### Provided data
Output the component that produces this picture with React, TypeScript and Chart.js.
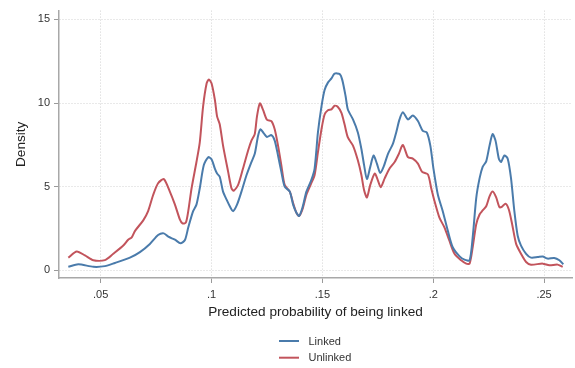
import { useEffect, useRef } from 'react';
import { Chart, registerables } from 'chart.js';

Chart.register(...registerables);

// Kernel density of predicted linkage probability, linked records
const linkedX = [
  0.0354, 0.0399, 0.0467, 0.0519, 0.0564, 0.0632, 0.0677, 0.0722, 0.0759, 0.0785,
  0.0805, 0.0835, 0.0860, 0.0880, 0.0895, 0.0917, 0.0932, 0.0947, 0.0965, 0.0985,
  0.1000, 0.1015, 0.1025, 0.1037, 0.1052, 0.1068, 0.1086, 0.1097, 0.1115, 0.1135,
  0.1158, 0.1180, 0.1195, 0.1210, 0.1221, 0.1236, 0.1250, 0.1270, 0.1285, 0.1300,
  0.1315, 0.1330, 0.1353, 0.1368, 0.1383, 0.1395, 0.1410, 0.1428, 0.1450, 0.1465,
  0.1480, 0.1496, 0.1510, 0.1525, 0.1541, 0.1555, 0.1578, 0.1590, 0.1605, 0.1615,
  0.1638, 0.1660, 0.1676, 0.1688, 0.1701, 0.1716, 0.1731, 0.1746, 0.1761, 0.1776,
  0.1796, 0.1818, 0.1833, 0.1848, 0.1863, 0.1886, 0.1908, 0.1931, 0.1953, 0.1971,
  0.1987, 0.2001, 0.2021, 0.2043, 0.2066, 0.2088, 0.2118, 0.2141, 0.2164, 0.2178,
  0.2194, 0.2209, 0.2223, 0.2239, 0.2254, 0.2268, 0.2281, 0.2296, 0.2306, 0.2321,
  0.2336, 0.2351, 0.2366, 0.2381, 0.2396, 0.2419, 0.2441, 0.2471, 0.2494, 0.2516,
  0.2546, 0.2569, 0.2587,
];
const linkedY = [
  0.2, 0.35, 0.2, 0.24, 0.43, 0.75, 1.08, 1.57, 2.1, 2.2,
  2.0, 1.82, 1.61, 1.8, 2.55, 3.53, 3.92, 4.9, 6.27, 6.76,
  6.63, 6.08, 5.78, 5.59, 4.7, 4.22, 3.73, 3.53, 3.92, 4.7,
  5.69, 6.47, 6.96, 8.04, 8.43, 8.18, 7.97, 8.08, 7.75, 6.86,
  5.88, 5.0, 4.7, 3.92, 3.43, 3.24, 3.73, 4.7, 5.39, 6.08,
  8.24, 9.8, 10.78, 11.22, 11.47, 11.76, 11.73, 11.37, 10.39, 9.61,
  9.02, 8.24, 7.25, 6.3, 5.45, 6.18, 6.86, 6.37, 5.82, 6.18,
  6.96, 7.55, 8.24, 9.02, 9.45, 9.02, 9.25, 8.92, 8.33, 8.24,
  7.45, 6.08, 4.51, 3.53, 2.35, 1.37, 0.84, 0.63, 0.59, 1.96,
  4.31, 5.49, 6.18, 6.51, 7.45, 8.14, 7.75, 6.67, 6.47, 6.86,
  6.67, 5.49, 3.53, 2.06, 1.47, 0.98, 0.75, 0.78, 0.82, 0.69,
  0.73, 0.59, 0.35,
];

// Kernel density of predicted linkage probability, unlinked records
const unlinkedX = [
  0.0354, 0.0392, 0.0429, 0.0467, 0.0519, 0.0557, 0.0602, 0.0624, 0.0640, 0.0655,
  0.0692, 0.0714, 0.0737, 0.0759, 0.0785, 0.0812, 0.0835, 0.0857, 0.0869, 0.0884,
  0.0895, 0.0910, 0.0932, 0.0947, 0.0962, 0.0978, 0.0988, 0.1000, 0.1015, 0.1025,
  0.1037, 0.1052, 0.1075, 0.1090, 0.1100, 0.1120, 0.1142, 0.1165, 0.1180, 0.1195,
  0.1205, 0.1218, 0.1232, 0.1250, 0.1270, 0.1285, 0.1300, 0.1315, 0.1330, 0.1353,
  0.1368, 0.1383, 0.1395, 0.1410, 0.1428, 0.1450, 0.1465, 0.1480, 0.1496, 0.1510,
  0.1525, 0.1541, 0.1555, 0.1570, 0.1586, 0.1600, 0.1615, 0.1638, 0.1660, 0.1676,
  0.1688, 0.1701, 0.1716, 0.1736, 0.1750, 0.1763, 0.1781, 0.1803, 0.1826, 0.1845,
  0.1863, 0.1886, 0.1908, 0.1931, 0.1950, 0.1976, 0.1991, 0.2006, 0.2028, 0.2051,
  0.2073, 0.2096, 0.2126, 0.2149, 0.2164, 0.2178, 0.2194, 0.2209, 0.2223, 0.2239,
  0.2254, 0.2268, 0.2284, 0.2299, 0.2311, 0.2326, 0.2341, 0.2356, 0.2374, 0.2396,
  0.2419, 0.2441, 0.2494, 0.2524, 0.2561, 0.2584,
];
const unlinkedY = [
  0.75, 1.12, 0.88, 0.59, 0.6, 0.98, 1.47, 1.82, 1.96, 2.35,
  2.98, 3.53, 4.51, 5.2, 5.45, 4.7, 3.92, 3.04, 2.8, 2.84,
  3.53, 4.9, 6.47, 7.65, 9.8, 11.18, 11.41, 11.18, 10.2, 9.2,
  8.73, 7.45, 5.88, 4.9, 4.75, 5.1, 6.08, 7.16, 7.75, 8.14,
  9.2, 9.98, 9.6, 9.0, 8.92, 8.43, 7.45, 6.27, 5.1, 4.7,
  4.02, 3.43, 3.24, 3.63, 4.51, 5.2, 5.69, 7.06, 8.43, 9.31,
  9.57, 9.62, 9.84, 9.76, 9.41, 8.73, 7.94, 7.45, 6.57, 5.69,
  4.8, 4.35, 5.1, 5.78, 5.39, 4.96, 5.49, 6.08, 6.47, 6.96,
  7.49, 6.76, 6.67, 6.37, 5.88, 5.73, 4.9, 4.12, 3.14, 2.55,
  1.76, 0.98, 0.59, 0.39, 0.39, 1.37, 2.75, 3.33, 3.57, 3.82,
  4.41, 4.7, 4.35, 3.76, 3.8, 3.98, 3.63, 2.75, 1.57, 0.98,
  0.49, 0.33, 0.39, 0.29, 0.33, 0.2,
];

const xTicks = [0.05, 0.1, 0.15, 0.2, 0.25];
const xTickLabels = ['.05', '.1', '.15', '.2', '.25'];
const yTicks = [0, 5, 10, 15];

const seriesNames = ['Linked', 'Unlinked'];
const seriesColors = ['#4a7bab', '#c2545c'];

const FONT = "'Liberation Sans', Arial, sans-serif";

const toPoints = (xs: number[], ys: number[]) => xs.map((x, i) => ({ x, y: ys[i] }));

// Stacked legend centred under the plot
const stackedLegend = {
  id: 'stackedLegend',
  afterDraw(chart: any) {
    const { ctx, chartArea } = chart;
    const cx = (chartArea.left + chartArea.right) / 2;
    ctx.save();
    ctx.font = `11px ${FONT}`;
    ctx.textBaseline = 'middle';
    ctx.textAlign = 'left';
    chart.data.datasets.forEach((ds: any, i: number) => {
      const y = chartArea.bottom + 63 + i * 16.7;
      ctx.strokeStyle = ds.borderColor;
      ctx.lineWidth = 2;
      ctx.beginPath();
      ctx.moveTo(cx - 36.5, y);
      ctx.lineTo(cx - 16.5, y);
      ctx.stroke();
      ctx.fillStyle = '#333';
      ctx.fillText(ds.label, cx - 7, y + 0.5);
    });
    ctx.restore();
  },
};

const gridStyle = {
  color: '#d2d2d2',
  lineWidth: 1,
  tickColor: '#9a9a9a',
  tickLength: 5,
  tickWidth: 1,
};

export default function App() {
  const canvasRef = useRef<HTMLCanvasElement | null>(null);

  useEffect(() => {
    if (!canvasRef.current) return;
    const chart = new Chart(canvasRef.current, {
      type: 'line',
      data: {
        datasets: [
          {
            label: seriesNames[0],
            data: toPoints(linkedX, linkedY),
            borderColor: seriesColors[0],
            borderWidth: 2,
            pointRadius: 0,
            tension: 0.25,
            fill: false,
          },
          {
            label: seriesNames[1],
            data: toPoints(unlinkedX, unlinkedY),
            borderColor: seriesColors[1],
            borderWidth: 2,
            pointRadius: 0,
            tension: 0.25,
            fill: false,
          },
        ],
      },
      options: {
        animation: false,
        responsive: false,
        devicePixelRatio: 1,
        layout: { padding: { left: 0, right: 3, top: 6, bottom: 47 } },
        plugins: {
          legend: { display: false },
          tooltip: { enabled: false },
        },
        scales: {
          x: {
            type: 'linear',
            min: 0.0312,
            max: 0.2626,
            afterBuildTicks: (scale: any) => {
              scale.ticks = xTicks.map((v) => ({ value: v }));
            },
            afterFit: (scale: any) => {
              scale.height = 43;
            },
            ticks: {
              autoSkip: false,
              maxRotation: 0,
              padding: 5,
              color: '#333',
              font: { family: FONT, size: 11 },
              callback: (v: any) => {
                const i = xTicks.findIndex((t) => Math.abs(t - Number(v)) < 1e-9);
                return i >= 0 ? xTickLabels[i] : '';
              },
            },
            grid: gridStyle,
            border: { color: '#a8a8a8', width: 1.5, dash: [1, 2] },
            title: {
              display: true,
              text: 'Predicted probability of being linked',
              color: '#222',
              font: { family: FONT, size: 13.6 },
              padding: { top: 0, bottom: 1 },
            },
          },
          y: {
            type: 'linear',
            min: -0.47,
            max: 15.53,
            afterBuildTicks: (scale: any) => {
              scale.ticks = yTicks.map((v) => ({ value: v }));
            },
            afterFit: (scale: any) => {
              scale.width = 59;
            },
            ticks: {
              padding: 4,
              color: '#333',
              font: { family: FONT, size: 11 },
              callback: (v: any) => String(v),
            },
            grid: gridStyle,
            border: { color: '#a8a8a8', width: 1.5, dash: [1, 2] },
            title: {
              display: true,
              text: 'Density',
              color: '#222',
              font: { family: FONT, size: 13.6 },
              padding: { top: 13, bottom: 0 },
            },
          },
        },
      },
      plugins: [stackedLegend],
    });
    return () => chart.destroy();
  }, []);

  return (
    <div style={{ position: 'absolute', left: 0, top: 0, width: 575, height: 368, background: '#fff' }}>
      <canvas ref={canvasRef} width={575} height={368} />
    </div>
  );
}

### Work required
From the first line above to the line containing "Chart.register(...registerables);", repeat each line exactly. Pictures stay out.

### Solution to this exercise
Output the component that produces this picture with React, TypeScript and Chart.js.
import { useEffect, useRef } from 'react';
import { Chart, registerables } from 'chart.js';

Chart.register(...registerables);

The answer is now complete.